What the task requires: Your task is to copy the listing exactly, with the pictures left out.

Provided material:
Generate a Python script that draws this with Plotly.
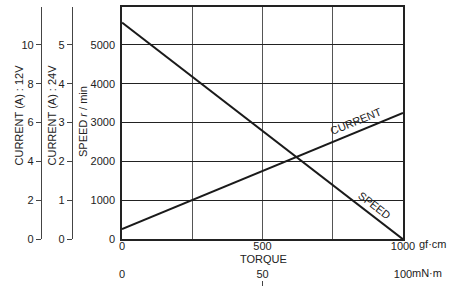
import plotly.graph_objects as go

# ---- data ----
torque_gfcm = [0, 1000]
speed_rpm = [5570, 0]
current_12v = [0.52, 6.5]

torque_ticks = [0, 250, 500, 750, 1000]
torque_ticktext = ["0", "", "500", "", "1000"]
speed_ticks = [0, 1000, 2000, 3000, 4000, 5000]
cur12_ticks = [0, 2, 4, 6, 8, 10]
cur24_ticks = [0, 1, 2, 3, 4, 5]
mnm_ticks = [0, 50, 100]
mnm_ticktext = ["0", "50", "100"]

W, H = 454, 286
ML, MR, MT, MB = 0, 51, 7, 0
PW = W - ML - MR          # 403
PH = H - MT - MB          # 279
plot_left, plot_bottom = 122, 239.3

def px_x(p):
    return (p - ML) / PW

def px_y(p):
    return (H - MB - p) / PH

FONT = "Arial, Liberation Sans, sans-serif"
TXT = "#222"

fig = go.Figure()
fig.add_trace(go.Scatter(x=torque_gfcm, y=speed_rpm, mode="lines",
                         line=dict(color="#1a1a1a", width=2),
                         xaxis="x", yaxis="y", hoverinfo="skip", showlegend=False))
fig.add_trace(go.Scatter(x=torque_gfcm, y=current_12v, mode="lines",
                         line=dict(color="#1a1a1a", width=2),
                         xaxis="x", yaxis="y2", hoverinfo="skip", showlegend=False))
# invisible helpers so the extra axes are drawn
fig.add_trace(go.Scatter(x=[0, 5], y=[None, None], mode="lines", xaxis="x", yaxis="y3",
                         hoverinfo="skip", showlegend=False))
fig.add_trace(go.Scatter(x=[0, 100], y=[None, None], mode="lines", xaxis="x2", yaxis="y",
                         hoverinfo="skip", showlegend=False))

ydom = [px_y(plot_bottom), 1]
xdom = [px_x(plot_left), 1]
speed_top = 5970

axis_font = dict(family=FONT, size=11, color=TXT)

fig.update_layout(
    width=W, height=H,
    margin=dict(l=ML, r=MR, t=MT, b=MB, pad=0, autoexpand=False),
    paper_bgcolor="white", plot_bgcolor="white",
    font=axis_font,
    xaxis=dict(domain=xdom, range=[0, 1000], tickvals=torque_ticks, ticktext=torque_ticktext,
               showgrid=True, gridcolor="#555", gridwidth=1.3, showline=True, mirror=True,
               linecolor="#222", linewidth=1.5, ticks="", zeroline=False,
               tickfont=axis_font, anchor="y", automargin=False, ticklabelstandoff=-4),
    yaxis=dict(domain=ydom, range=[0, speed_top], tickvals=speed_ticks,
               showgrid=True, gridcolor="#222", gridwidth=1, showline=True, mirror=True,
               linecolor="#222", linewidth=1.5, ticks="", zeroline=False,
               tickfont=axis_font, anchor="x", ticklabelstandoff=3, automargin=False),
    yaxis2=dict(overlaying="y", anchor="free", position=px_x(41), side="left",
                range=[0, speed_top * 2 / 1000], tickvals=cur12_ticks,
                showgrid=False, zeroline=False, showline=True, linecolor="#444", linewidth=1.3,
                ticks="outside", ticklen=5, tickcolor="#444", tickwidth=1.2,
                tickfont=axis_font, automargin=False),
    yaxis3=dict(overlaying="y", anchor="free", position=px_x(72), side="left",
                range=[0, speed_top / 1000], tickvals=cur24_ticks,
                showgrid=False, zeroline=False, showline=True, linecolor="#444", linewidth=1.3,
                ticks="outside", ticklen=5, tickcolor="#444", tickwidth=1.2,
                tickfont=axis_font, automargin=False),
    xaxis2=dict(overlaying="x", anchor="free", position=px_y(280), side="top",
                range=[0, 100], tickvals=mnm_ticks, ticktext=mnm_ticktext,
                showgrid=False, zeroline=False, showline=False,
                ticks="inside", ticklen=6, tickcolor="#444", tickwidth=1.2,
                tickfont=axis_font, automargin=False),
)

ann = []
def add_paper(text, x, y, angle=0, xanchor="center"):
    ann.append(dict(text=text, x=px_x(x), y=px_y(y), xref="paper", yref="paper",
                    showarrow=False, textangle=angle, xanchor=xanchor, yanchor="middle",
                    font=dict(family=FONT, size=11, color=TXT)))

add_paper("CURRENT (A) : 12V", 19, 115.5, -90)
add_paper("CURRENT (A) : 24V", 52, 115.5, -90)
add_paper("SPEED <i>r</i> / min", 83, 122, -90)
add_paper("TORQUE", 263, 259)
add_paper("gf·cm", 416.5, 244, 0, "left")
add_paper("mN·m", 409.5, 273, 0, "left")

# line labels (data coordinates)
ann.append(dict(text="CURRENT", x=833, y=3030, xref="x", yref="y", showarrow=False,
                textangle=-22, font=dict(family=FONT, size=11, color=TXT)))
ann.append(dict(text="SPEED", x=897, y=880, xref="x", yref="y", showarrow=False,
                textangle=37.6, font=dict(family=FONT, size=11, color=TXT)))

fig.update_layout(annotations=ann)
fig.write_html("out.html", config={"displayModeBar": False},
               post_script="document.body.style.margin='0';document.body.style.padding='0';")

Reply:
Generate a Python script that draws this with Plotly.
import plotly.graph_objects as go

# ---- data ----
torque_gfcm = [0, 1000]
speed_rpm = [5570, 0]
current_12v = [0.52, 6.5]

torque_ticks = [0, 250, 500, 750, 1000]
torque_ticktext = ["0", "", "500", "", "1000"]
speed_ticks = [0, 1000, 2000, 3000, 4000, 5000]
cur12_ticks = [0, 2, 4, 6, 8, 10]
cur24_ticks = [0, 1, 2, 3, 4, 5]
mnm_ticks = [0, 50, 100]
mnm_ticktext = ["0", "50", "100"]

W, H = 454, 286
ML, MR, MT, MB = 0, 51, 7, 0
PW = W - ML - MR          # 403
PH = H - MT - MB          # 279
plot_left, plot_bottom = 122, 239.3

def px_x(p):
    return (p - ML) / PW

def px_y(p):
    return (H - MB - p) / PH

FONT = "Arial, Liberation Sans, sans-serif"
TXT = "#222"

fig = go.Figure()
fig.add_trace(go.Scatter(x=torque_gfcm, y=speed_rpm, mode="lines",
                         line=dict(color="#1a1a1a", width=2),
                         xaxis="x", yaxis="y", hoverinfo="skip", showlegend=False))
fig.add_trace(go.Scatter(x=torque_gfcm, y=current_12v, mode="lines",
                         line=dict(color="#1a1a1a", width=2),
                         xaxis="x", yaxis="y2", hoverinfo="skip", showlegend=False))
# invisible helpers so the extra axes are drawn
fig.add_trace(go.Scatter(x=[0, 5], y=[None, None], mode="lines", xaxis="x", yaxis="y3",
                         hoverinfo="skip", showlegend=False))
fig.add_trace(go.Scatter(x=[0, 100], y=[None, None], mode="lines", xaxis="x2", yaxis="y",
                         hoverinfo="skip", showlegend=False))

ydom = [px_y(plot_bottom), 1]
xdom = [px_x(plot_left), 1]
speed_top = 5970

axis_font = dict(family=FONT, size=11, color=TXT)

fig.update_layout(
    width=W, height=H,
    margin=dict(l=ML, r=MR, t=MT, b=MB, pad=0, autoexpand=False),
    paper_bgcolor="white", plot_bgcolor="white",
    font=axis_font,
    xaxis=dict(domain=xdom, range=[0, 1000], tickvals=torque_ticks, ticktext=torque_ticktext,
               showgrid=True, gridcolor="#555", gridwidth=1.3, showline=True, mirror=True,
               linecolor="#222", linewidth=1.5, ticks="", zeroline=False,
               tickfont=axis_font, anchor="y", automargin=False, ticklabelstandoff=-4),
    yaxis=dict(domain=ydom, range=[0, speed_top], tickvals=speed_ticks,
               showgrid=True, gridcolor="#222", gridwidth=1, showline=True, mirror=True,
               linecolor="#222", linewidth=1.5, ticks="", zeroline=False,
               tickfont=axis_font, anchor="x", ticklabelstandoff=3, automargin=False),
    yaxis2=dict(overlaying="y", anchor="free", position=px_x(41), side="left",
                range=[0, speed_top * 2 / 1000], tickvals=cur12_ticks,
                showgrid=False, zeroline=False, showline=True, linecolor="#444", linewidth=1.3,
                ticks="outside", ticklen=5, tickcolor="#444", tickwidth=1.2,
                tickfont=axis_font, automargin=False),
    yaxis3=dict(overlaying="y", anchor="free", position=px_x(72), side="left",
                range=[0, speed_top / 1000], tickvals=cur24_ticks,
                showgrid=False, zeroline=False, showline=True, linecolor="#444", linewidth=1.3,
                ticks="outside", ticklen=5, tickcolor="#444", tickwidth=1.2,
                tickfont=axis_font, automargin=False),
    xaxis2=dict(overlaying="x", anchor="free", position=px_y(280), side="top",
                range=[0, 100], tickvals=mnm_ticks, ticktext=mnm_ticktext,
                showgrid=False, zeroline=False, showline=False,
                ticks="inside", ticklen=6, tickcolor="#444", tickwidth=1.2,
                tickfont=axis_font, automargin=False),
)

ann = []
def add_paper(text, x, y, angle=0, xanchor="center"):
    ann.append(dict(text=text, x=px_x(x), y=px_y(y), xref="paper", yref="paper",
                    showarrow=False, textangle=angle, xanchor=xanchor, yanchor="middle",
                    font=dict(family=FONT, size=11, color=TXT)))

add_paper("CURRENT (A) : 12V", 19, 115.5, -90)
add_paper("CURRENT (A) : 24V", 52, 115.5, -90)
add_paper("SPEED <i>r</i> / min", 83, 122, -90)
add_paper("TORQUE", 263, 259)
add_paper("gf·cm", 416.5, 244, 0, "left")
add_paper("mN·m", 409.5, 273, 0, "left")

# line labels (data coordinates)
ann.append(dict(text="CURRENT", x=833, y=3030, xref="x", yref="y", showarrow=False,
                textangle=-22, font=dict(family=FONT, size=11, color=TXT)))
ann.append(dict(text="SPEED", x=897, y=880, xref="x", yref="y", showarrow=False,
                textangle=37.6, font=dict(family=FONT, size=11, color=TXT)))

fig.update_layout(annotations=ann)
fig.write_html("out.html", config={"displayModeBar": False},
               post_script="document.body.style.margin='0';document.body.style.padding='0';")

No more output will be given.